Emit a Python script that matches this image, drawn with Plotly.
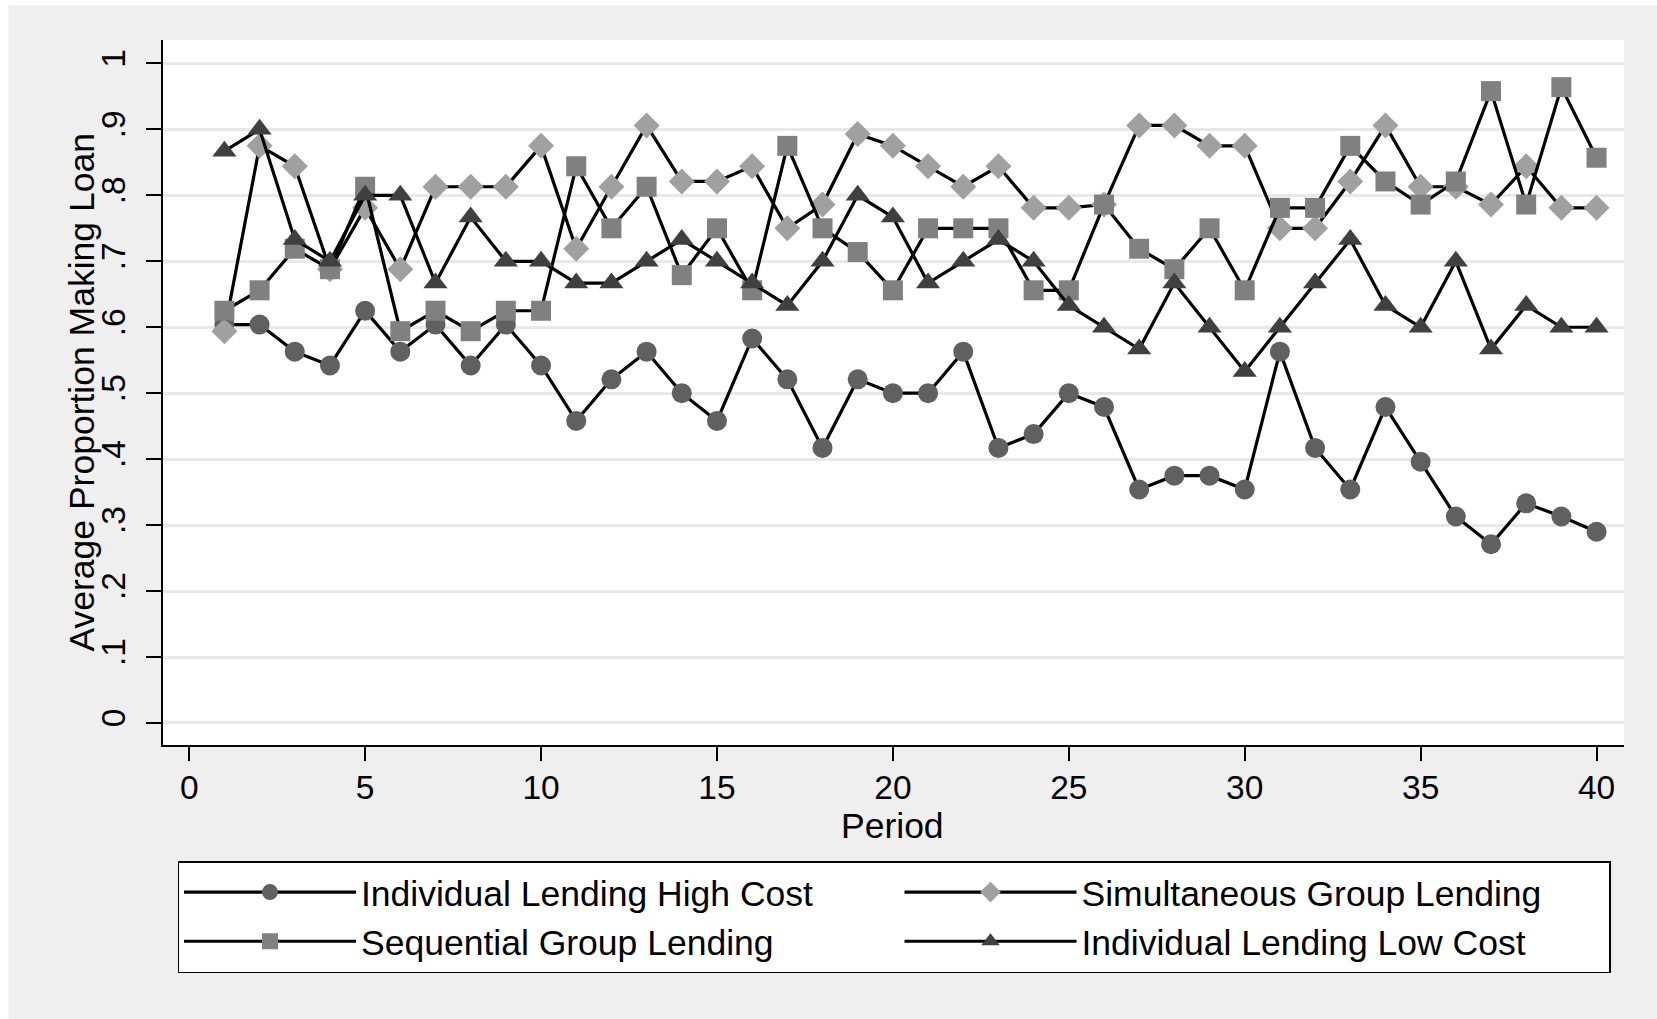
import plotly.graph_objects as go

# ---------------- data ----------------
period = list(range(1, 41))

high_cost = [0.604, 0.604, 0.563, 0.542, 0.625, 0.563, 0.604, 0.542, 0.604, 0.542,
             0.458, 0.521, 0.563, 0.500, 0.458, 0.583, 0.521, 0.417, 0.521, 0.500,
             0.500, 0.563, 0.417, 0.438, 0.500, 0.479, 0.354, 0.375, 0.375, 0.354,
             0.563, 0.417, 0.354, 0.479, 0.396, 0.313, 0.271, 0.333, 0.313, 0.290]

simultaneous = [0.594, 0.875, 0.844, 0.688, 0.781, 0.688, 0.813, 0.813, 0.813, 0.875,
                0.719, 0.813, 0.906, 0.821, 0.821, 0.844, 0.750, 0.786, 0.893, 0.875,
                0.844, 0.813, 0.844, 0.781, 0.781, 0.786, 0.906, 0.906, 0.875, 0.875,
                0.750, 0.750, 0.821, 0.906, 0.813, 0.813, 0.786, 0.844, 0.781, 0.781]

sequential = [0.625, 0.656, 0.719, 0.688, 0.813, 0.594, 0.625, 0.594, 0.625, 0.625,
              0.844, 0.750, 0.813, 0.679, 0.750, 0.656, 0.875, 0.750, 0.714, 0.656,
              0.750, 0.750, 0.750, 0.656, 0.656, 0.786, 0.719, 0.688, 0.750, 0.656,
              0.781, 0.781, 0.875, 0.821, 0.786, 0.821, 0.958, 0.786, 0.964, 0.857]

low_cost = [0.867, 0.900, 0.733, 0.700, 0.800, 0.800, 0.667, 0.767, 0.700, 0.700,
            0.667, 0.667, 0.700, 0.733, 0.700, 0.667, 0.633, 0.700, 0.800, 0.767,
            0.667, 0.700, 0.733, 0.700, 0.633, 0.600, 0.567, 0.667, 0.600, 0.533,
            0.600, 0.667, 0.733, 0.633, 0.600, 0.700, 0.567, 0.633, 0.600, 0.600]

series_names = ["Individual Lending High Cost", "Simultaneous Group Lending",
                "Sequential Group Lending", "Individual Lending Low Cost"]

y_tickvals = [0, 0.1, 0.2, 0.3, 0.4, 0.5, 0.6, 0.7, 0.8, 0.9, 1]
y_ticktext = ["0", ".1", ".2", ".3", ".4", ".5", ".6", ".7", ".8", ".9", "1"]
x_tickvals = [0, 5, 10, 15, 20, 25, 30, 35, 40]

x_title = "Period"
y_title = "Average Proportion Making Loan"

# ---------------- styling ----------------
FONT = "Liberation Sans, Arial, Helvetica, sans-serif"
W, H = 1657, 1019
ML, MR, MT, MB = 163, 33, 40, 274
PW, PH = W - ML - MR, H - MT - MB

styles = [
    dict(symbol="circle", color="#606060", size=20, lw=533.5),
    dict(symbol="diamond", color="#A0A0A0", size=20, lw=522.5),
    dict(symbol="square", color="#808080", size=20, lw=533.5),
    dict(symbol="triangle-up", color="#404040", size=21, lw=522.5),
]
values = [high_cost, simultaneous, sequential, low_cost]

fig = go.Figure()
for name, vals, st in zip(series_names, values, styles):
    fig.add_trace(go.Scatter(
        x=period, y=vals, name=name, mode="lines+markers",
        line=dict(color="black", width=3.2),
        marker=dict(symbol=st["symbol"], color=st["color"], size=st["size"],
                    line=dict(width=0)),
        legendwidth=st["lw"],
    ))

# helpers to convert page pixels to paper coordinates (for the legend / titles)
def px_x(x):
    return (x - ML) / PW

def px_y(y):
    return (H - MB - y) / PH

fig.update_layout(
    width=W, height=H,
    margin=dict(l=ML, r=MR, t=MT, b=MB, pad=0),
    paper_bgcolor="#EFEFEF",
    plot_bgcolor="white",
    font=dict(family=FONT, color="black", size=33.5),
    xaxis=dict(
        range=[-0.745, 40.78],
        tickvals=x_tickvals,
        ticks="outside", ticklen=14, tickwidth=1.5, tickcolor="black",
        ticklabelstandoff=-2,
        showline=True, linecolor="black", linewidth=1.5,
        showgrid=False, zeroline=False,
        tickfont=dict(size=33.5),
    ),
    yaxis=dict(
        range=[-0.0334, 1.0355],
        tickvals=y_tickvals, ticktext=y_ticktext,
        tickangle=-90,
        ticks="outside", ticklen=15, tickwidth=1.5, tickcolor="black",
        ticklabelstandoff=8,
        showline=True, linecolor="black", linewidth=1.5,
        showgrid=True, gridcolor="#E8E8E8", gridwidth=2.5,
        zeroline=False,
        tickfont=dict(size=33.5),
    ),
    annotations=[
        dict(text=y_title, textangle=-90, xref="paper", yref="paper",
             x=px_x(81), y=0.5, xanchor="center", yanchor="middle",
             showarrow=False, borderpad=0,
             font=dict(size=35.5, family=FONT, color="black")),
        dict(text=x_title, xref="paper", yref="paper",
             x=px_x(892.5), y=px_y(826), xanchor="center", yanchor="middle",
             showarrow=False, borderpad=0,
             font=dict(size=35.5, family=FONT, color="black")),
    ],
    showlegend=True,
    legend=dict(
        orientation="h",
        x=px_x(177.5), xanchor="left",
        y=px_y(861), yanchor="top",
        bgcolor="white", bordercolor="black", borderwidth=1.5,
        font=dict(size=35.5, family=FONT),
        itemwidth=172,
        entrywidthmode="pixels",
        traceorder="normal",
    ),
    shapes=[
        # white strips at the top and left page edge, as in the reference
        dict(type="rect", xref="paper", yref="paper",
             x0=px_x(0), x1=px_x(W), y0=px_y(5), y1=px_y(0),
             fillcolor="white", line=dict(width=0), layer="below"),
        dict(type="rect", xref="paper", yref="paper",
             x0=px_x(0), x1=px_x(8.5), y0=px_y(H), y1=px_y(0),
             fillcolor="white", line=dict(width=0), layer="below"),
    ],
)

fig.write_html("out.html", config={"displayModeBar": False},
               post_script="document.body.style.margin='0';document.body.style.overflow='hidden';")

=====

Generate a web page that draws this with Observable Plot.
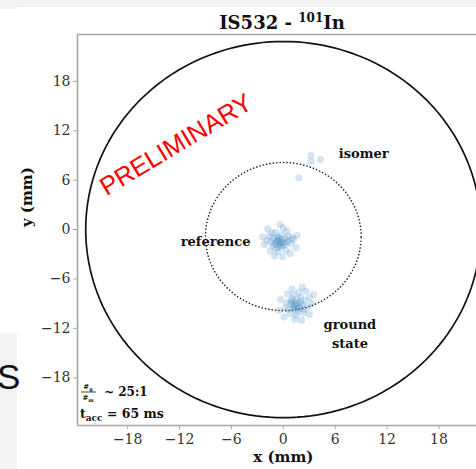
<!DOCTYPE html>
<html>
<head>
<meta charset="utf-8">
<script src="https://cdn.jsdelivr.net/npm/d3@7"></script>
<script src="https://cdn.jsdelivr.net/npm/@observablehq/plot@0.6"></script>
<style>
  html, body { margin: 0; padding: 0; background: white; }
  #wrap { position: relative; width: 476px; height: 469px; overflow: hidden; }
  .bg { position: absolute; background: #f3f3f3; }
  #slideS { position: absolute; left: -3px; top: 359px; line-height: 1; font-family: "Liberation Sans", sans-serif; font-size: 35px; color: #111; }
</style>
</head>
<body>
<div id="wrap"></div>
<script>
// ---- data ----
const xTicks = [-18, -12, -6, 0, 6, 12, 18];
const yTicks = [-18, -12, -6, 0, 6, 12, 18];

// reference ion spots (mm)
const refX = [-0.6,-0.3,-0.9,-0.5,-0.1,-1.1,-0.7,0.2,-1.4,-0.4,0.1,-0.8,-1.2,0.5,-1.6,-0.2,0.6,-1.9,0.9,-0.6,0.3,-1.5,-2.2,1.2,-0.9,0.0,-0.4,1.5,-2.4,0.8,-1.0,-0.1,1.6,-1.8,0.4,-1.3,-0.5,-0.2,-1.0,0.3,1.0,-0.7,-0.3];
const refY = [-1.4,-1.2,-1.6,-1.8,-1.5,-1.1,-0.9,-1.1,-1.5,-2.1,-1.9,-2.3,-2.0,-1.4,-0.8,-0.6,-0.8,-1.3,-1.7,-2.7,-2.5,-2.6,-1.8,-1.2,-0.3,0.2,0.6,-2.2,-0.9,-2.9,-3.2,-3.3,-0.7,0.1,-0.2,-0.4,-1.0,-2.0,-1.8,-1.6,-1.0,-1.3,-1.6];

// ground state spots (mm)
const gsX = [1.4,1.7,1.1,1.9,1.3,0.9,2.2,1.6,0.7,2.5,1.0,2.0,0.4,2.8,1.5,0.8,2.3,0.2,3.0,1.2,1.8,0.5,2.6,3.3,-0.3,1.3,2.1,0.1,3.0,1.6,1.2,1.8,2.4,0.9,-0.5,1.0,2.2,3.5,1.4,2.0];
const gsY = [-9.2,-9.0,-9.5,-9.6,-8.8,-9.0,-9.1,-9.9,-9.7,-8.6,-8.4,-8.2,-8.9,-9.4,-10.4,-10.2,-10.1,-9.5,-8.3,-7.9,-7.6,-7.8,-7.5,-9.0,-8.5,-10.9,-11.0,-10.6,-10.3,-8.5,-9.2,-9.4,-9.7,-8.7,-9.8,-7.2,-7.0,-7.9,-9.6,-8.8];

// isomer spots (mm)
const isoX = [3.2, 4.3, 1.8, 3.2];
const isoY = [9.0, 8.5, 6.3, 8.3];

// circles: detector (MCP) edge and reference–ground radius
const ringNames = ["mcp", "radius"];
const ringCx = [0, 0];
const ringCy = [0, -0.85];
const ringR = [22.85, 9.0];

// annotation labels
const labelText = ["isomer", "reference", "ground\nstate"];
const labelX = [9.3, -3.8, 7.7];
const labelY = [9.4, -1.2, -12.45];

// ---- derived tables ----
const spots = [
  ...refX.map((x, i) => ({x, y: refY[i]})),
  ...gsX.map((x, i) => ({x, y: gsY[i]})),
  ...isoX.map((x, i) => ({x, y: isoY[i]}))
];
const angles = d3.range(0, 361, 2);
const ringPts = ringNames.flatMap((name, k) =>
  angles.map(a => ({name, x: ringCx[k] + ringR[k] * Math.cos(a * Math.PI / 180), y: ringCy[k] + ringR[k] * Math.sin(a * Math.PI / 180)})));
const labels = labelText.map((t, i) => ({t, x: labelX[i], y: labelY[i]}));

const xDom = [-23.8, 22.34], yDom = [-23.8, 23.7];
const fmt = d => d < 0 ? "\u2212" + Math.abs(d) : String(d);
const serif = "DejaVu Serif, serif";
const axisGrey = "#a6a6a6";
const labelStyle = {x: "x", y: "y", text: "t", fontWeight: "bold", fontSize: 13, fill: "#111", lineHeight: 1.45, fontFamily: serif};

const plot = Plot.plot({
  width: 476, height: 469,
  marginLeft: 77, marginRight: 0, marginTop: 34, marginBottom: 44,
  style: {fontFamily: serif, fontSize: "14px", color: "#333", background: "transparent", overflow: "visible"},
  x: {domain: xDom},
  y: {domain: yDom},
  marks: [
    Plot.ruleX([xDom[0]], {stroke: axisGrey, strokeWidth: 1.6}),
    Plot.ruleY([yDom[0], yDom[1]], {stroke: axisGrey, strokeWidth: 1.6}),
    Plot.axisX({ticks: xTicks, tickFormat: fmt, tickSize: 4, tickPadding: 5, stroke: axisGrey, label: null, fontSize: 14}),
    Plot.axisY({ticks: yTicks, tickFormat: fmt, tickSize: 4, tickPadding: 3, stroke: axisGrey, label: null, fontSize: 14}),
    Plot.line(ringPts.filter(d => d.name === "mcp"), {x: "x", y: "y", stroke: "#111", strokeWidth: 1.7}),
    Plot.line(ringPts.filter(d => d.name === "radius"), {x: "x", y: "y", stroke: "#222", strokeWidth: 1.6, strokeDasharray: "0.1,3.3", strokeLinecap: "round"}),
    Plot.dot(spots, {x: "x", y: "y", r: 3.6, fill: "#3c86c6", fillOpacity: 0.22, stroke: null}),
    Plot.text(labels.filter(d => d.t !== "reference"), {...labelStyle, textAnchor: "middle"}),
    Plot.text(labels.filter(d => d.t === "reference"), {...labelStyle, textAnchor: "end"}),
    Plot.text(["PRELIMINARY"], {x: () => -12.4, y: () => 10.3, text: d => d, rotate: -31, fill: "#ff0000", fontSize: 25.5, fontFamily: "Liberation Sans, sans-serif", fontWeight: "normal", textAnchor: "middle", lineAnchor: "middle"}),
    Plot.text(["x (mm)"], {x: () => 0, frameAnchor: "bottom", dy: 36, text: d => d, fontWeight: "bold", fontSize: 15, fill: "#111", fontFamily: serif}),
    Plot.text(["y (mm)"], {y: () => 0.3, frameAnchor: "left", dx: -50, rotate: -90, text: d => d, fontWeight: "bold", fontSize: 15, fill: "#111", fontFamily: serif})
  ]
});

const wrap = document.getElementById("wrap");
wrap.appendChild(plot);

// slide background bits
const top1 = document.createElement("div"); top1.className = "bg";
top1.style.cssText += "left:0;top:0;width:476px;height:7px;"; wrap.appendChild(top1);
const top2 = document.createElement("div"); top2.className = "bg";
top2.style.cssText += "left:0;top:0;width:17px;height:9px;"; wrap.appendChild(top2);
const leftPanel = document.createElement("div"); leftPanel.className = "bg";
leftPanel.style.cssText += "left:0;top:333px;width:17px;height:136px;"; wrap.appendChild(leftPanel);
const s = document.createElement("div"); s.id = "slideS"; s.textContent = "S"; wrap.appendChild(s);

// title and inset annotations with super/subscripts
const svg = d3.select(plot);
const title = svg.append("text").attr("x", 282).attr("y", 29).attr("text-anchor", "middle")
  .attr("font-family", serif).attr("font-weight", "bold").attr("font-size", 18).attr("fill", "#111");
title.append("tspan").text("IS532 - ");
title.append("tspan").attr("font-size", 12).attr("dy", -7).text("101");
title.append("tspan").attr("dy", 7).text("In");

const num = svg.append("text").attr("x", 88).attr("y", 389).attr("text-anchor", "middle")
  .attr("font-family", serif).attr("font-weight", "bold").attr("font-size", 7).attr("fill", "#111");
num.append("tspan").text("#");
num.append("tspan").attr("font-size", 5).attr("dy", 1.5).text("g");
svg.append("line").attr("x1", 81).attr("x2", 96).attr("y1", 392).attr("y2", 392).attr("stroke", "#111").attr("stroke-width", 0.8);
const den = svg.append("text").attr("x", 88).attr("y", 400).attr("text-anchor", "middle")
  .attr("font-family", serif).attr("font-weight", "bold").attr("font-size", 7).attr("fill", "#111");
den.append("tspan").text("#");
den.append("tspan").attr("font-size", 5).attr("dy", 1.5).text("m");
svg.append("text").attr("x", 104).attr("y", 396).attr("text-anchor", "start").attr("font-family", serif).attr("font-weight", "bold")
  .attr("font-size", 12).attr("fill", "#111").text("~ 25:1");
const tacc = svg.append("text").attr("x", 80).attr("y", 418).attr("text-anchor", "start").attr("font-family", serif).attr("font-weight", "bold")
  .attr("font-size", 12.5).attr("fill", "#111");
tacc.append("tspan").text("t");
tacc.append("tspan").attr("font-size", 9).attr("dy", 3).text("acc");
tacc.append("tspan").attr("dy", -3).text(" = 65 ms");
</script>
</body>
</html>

=====

-- Problem to work on --
From the records above, transcribe exactly the lines starting at the one containing "Emit a Python" and ending at the one containing "0.786, 0.964, 0.857]". Skip the pictures.

-- Result of the exercise --
Emit a Python script that matches this image, drawn with Plotly.
import plotly.graph_objects as go

# ---------------- data ----------------
period = list(range(1, 41))

high_cost = [0.604, 0.604, 0.563, 0.542, 0.625, 0.563, 0.604, 0.542, 0.604, 0.542,
             0.458, 0.521, 0.563, 0.500, 0.458, 0.583, 0.521, 0.417, 0.521, 0.500,
             0.500, 0.563, 0.417, 0.438, 0.500, 0.479, 0.354, 0.375, 0.375, 0.354,
             0.563, 0.417, 0.354, 0.479, 0.396, 0.313, 0.271, 0.333, 0.313, 0.290]

simultaneous = [0.594, 0.875, 0.844, 0.688, 0.781, 0.688, 0.813, 0.813, 0.813, 0.875,
                0.719, 0.813, 0.906, 0.821, 0.821, 0.844, 0.750, 0.786, 0.893, 0.875,
                0.844, 0.813, 0.844, 0.781, 0.781, 0.786, 0.906, 0.906, 0.875, 0.875,
                0.750, 0.750, 0.821, 0.906, 0.813, 0.813, 0.786, 0.844, 0.781, 0.781]

sequential = [0.625, 0.656, 0.719, 0.688, 0.813, 0.594, 0.625, 0.594, 0.625, 0.625,
              0.844, 0.750, 0.813, 0.679, 0.750, 0.656, 0.875, 0.750, 0.714, 0.656,
              0.750, 0.750, 0.750, 0.656, 0.656, 0.786, 0.719, 0.688, 0.750, 0.656,
              0.781, 0.781, 0.875, 0.821, 0.786, 0.821, 0.958, 0.786, 0.964, 0.857]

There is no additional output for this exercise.